Many of the animals we saw were during one morning at Anahuac National Wildlife Refuge. A lumbering raccoon ran down the road in front of us before we saw the species below.

This American Bullfrog was massive and was the size of a grapefruit. Surrounding grass shook when it moved.
We saw a number of American Alligator's along the Shoveler Pond drive.

We also saw plenty at Houston Audubon's Smith Oaks Sanctuary in High Island. Two visits allowed us to not only see nest building birds but also lizards and a swamp rabbit. 

Swamp Rabbit
The swamp rabbit is closely related to the eastern cottontail.
We could have spent more time exploring here, but the beach was calling to us.

We took the ferry ride between Galveston and Bolivar twice and saw dolphins both times.

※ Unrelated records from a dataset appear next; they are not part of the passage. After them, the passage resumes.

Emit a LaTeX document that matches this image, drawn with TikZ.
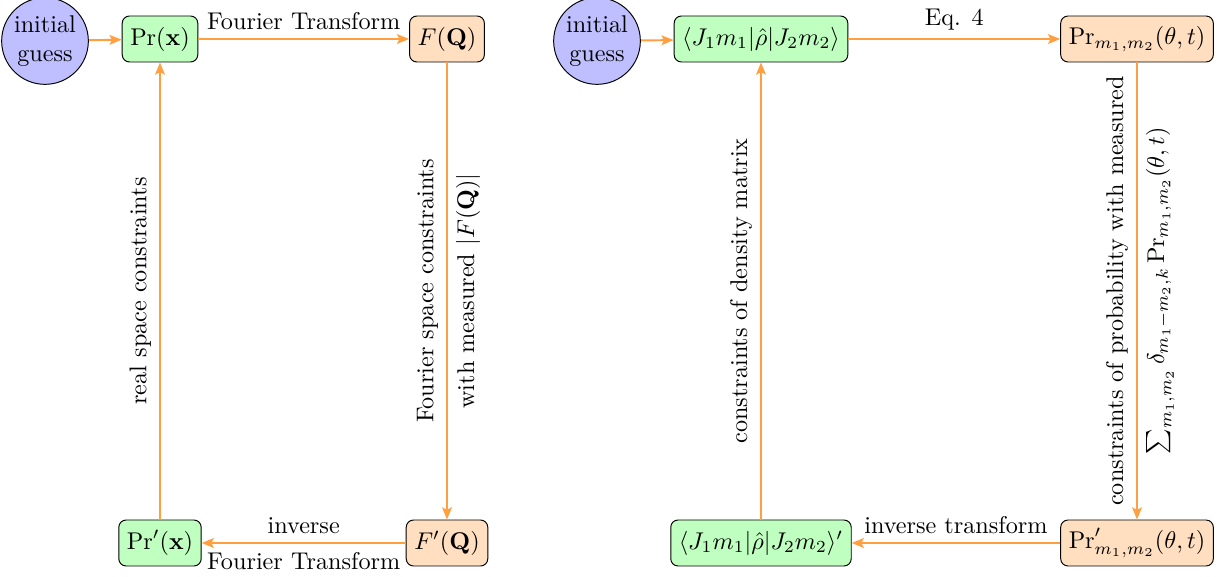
\documentclass[tikz,border=0pt]{standalone}
\usetikzlibrary{arrows.meta}
\begin{document}
\begin{tikzpicture}[x=0.4132pt,y=-0.4132pt,
  box/.style={draw, rounded corners=3pt, minimum height=19pt, inner xsep=3.33pt},
  gbox/.style={box, fill=green!25},
  obox/.style={box, fill=orange!25},
  guess/.style={circle, draw, fill=blue!25, align=center, inner sep=1pt},
  arr/.style={draw=orange!75, thick, -{Stealth[length=5pt,width=4pt,inset=1pt]}},
  lbl/.style={midway, rotate=90}]
\useasboundingbox (0,0) rectangle (1225,577);
% left cycle
\node[guess] (i1) at (45,41) {initial\\guess};
\node[gbox] (p1) at (160,39) {$\mathrm{Pr}(\mathbf{x})$};
\node[obox] (f1) at (447,39) {$F(\mathbf{Q})$};
\node[obox] (f2) at (447,543) {$F'(\mathbf{Q})$};
\node[gbox] (p2) at (160,543) {$\mathrm{Pr}'(\mathbf{x})$};
\draw[arr] (i1) -- (p1);
\draw[arr] (p1) -- node[above, text=black] {Fourier Transform} (f1);
\draw[arr] (f1) -- node[lbl, anchor=south] {Fourier space constraints}
                   node[lbl, anchor=north] {with measured $|F(\mathbf{Q})|$} (f2);
\draw[arr] (f2) -- node[above] {inverse} node[below] {Fourier Transform} (p2);
\draw[arr] (p2) -- node[lbl, anchor=south] {real space constraints} (p1);
% right cycle
\node[guess] (i2) at (597,41) {initial\\guess};
\node[gbox] (j1) at (761,39) {$\langle J_1 m_1|\hat\rho|J_2 m_2\rangle$};
\node[obox] (q1) at (1137,39) {$\mathrm{Pr}_{m_1,m_2}(\theta,t)$};
\node[obox] (q2) at (1137,543) {$\mathrm{Pr}'_{m_1,m_2}(\theta,t)$};
\node[gbox] (j2) at (761,543) {$\langle J_1 m_1|\hat\rho|J_2 m_2\rangle'$};
\draw[arr] (i2) -- (j1);
\draw[arr] (j1) -- node[above] {Eq. 4} (q1);
\draw[arr] (q1) -- node[lbl, anchor=south] {constraints of probability with measured}
                   node[lbl, anchor=north] {$\sum_{m_1,m_2}\delta_{m_1-m_2,k}\,\mathrm{Pr}_{m_1,m_2}(\theta,t)$} (q2);
\draw[arr] (q2) -- node[above] {inverse transform} (j2);
\draw[arr] (j2) -- node[lbl, anchor=south] {constraints of density matrix} (j1);
\end{tikzpicture}
\end{document}
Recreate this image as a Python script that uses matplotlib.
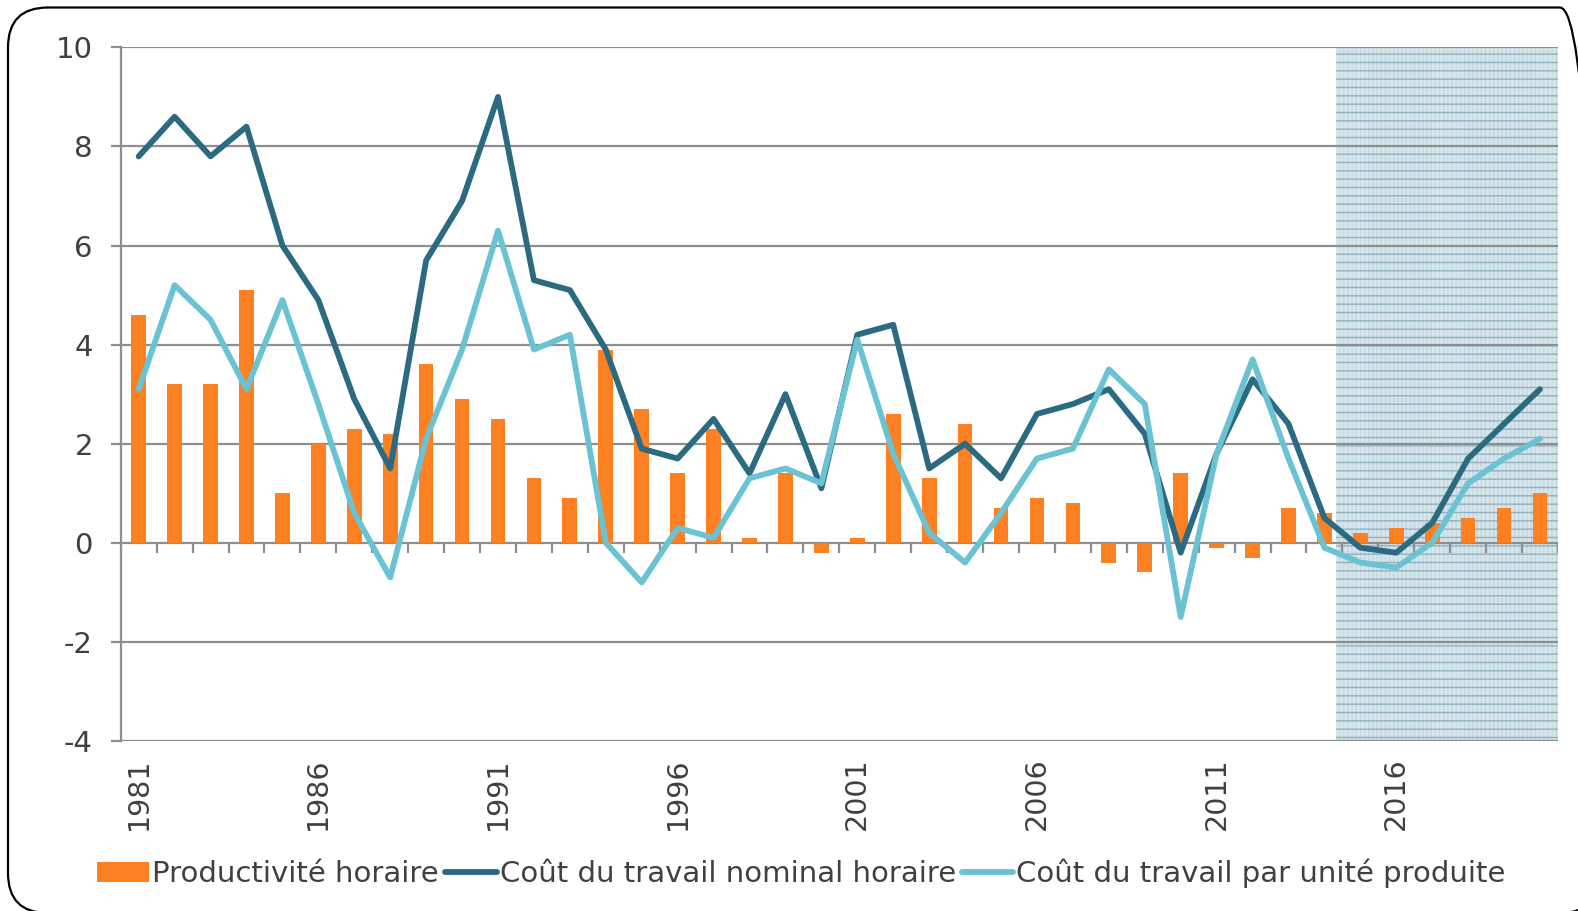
import matplotlib
matplotlib.use("Agg")
import matplotlib.pyplot as plt
from matplotlib.patches import FancyBboxPatch
import numpy as np

years = list(range(1981, 2021))
productivite = [4.6, 3.2, 3.2, 5.1, 1.0, 2.0, 2.3, 2.2, 3.6, 2.9,
                2.5, 1.3, 0.9, 3.9, 2.7, 1.4, 2.3, 0.1, 1.4, -0.2,
                0.1, 2.6, 1.3, 2.4, 0.7, 0.9, 0.8, -0.4, -0.6, 1.4,
                -0.1, -0.3, 0.7, 0.6, 0.2, 0.3, 0.4, 0.5, 0.7, 1.0]
cout_nominal = [7.8, 8.6, 7.8, 8.4, 6.0, 4.9, 2.9, 1.5, 5.7, 6.9,
                9.0, 5.3, 5.1, 3.9, 1.9, 1.7, 2.5, 1.4, 3.0, 1.1,
                4.2, 4.4, 1.5, 2.0, 1.3, 2.6, 2.8, 3.1, 2.2, -0.2,
                1.8, 3.3, 2.4, 0.5, -0.1, -0.2, 0.4, 1.7, 2.4, 3.1]
cout_unitaire = [3.1, 5.2, 4.5, 3.1, 4.9, 2.8, 0.6, -0.7, 2.1, 3.9,
                 6.3, 3.9, 4.2, 0.0, -0.8, 0.3, 0.1, 1.3, 1.5, 1.2,
                 4.1, 1.8, 0.2, -0.4, 0.6, 1.7, 1.9, 3.5, 2.8, -1.5,
                 1.8, 3.7, 1.7, -0.1, -0.4, -0.5, 0.0, 1.2, 1.7, 2.1]
labels = ["Productivité horaire", "Coût du travail nominal horaire",
          "Coût du travail par unité produite"]
yticks = [-4, -2, 0, 2, 4, 6, 8, 10]
label_years = [1981, 1986, 1991, 1996, 2001, 2006, 2011, 2016]
shade_start_year = 2014.32

ORANGE = "#fd8023"
DARK = "#2b6a81"
LIGHT = "#6bc2d2"
GRID = "#8e8e8e"
TXT = "#404040"

plt.rcParams['font.family'] = ['DejaVu Sans']

fig = plt.figure(figsize=(15.78, 9.11), dpi=100)
ax = fig.add_axes([0.0765, 0.1867, 0.9873 - 0.0765, 0.948 - 0.1867])

x = np.arange(len(years))

# shaded forecast zone
x0 = shade_start_year - years[0]
x1 = len(years) - 0.5
ax.axvspan(x0, x1, facecolor="#d9e7ec", edgecolor="none", zorder=0.2)
plt.rcParams['hatch.linewidth'] = 1.0
ax.axvspan(x0, x1, facecolor="none", edgecolor="#c2d7e0", hatch="||||",
           linewidth=0, zorder=0.25)
ax.axvspan(x0, x1, facecolor="none", edgecolor="#8fb1c0", hatch="--",
           linewidth=0, zorder=0.3)

# gridlines
for v in yticks:
    ax.axhline(v, color=GRID, lw=1.6, zorder=0.5)

b = ax.bar(x, productivite, width=0.41, color=ORANGE, zorder=2, label=labels[0])
l1, = ax.plot(x, cout_nominal, color=DARK, lw=4.2, zorder=3, label=labels[1],
              solid_joinstyle='round', solid_capstyle='round')
l2, = ax.plot(x, cout_unitaire, color=LIGHT, lw=4.2, zorder=4, label=labels[2],
              solid_joinstyle='round', solid_capstyle='round')

# category boundary ticks on the zero line
bounds = np.arange(len(years) + 1) - 0.5
ax.vlines(bounds, -0.2, 0, color=GRID, lw=1.6, zorder=0.6)

ax.set_xlim(-0.5, x1)
ax.set_ylim(-4, 10)
ax.set_yticks(yticks)
ax.set_yticklabels([str(v) for v in yticks], fontsize=21, color=TXT)
ax.tick_params(axis='y', length=7, width=1.6, color=GRID, pad=13)
ax.set_xticks([y - years[0] for y in label_years])
ax.set_xticklabels([str(y) for y in label_years], rotation=90, fontsize=20.5,
                   color=TXT)
ax.tick_params(axis='x', length=0, pad=12)

for s in ['top', 'right', 'bottom']:
    ax.spines[s].set_visible(False)
ax.spines['left'].set_color(GRID)
ax.spines['left'].set_linewidth(1.6)

leg = fig.legend([b, l1, l2], labels, loc='center', bbox_to_anchor=(0.508, 0.041),
                 ncol=3, frameon=False, fontsize=21, handlelength=1.78,
                 handletextpad=0.1, columnspacing=0.2, labelcolor=TXT)

# rounded border (right and bottom sides run off the image)
border = FancyBboxPatch((0.08, -0.02), 16.0 - 0.08, 9.11 - 0.075 + 0.02,
                        boxstyle="round,pad=0,rounding_size=0.4",
                        transform=fig.dpi_scale_trans, facecolor='none',
                        edgecolor='black', lw=1.6)
fig.patches.append(border)

fig.savefig("out.png", dpi=100)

It's okay to take pictures of Dolphins, just not the ferry equipment I guess!
We kept looking for wildlife while driving but only found cows, horses, and two amazing metal chickens.  One was in a person's yard and we didn't stop, but the other was in a more public setting at a Cafe.

Sunday, April 5, 2015

Happy Easter

We hope everyone enjoyed this wonderful holiday.

This past week the girls searched for eggs on campus.
Today we tried a different trail. We had to convince the girls it was okay to enjoy a bike ride, and we found a couple of small hills even. The girls are still getting used to the larger bikes, shifting on hills, speed, and finding the muscles to pedal aren't very strong yet.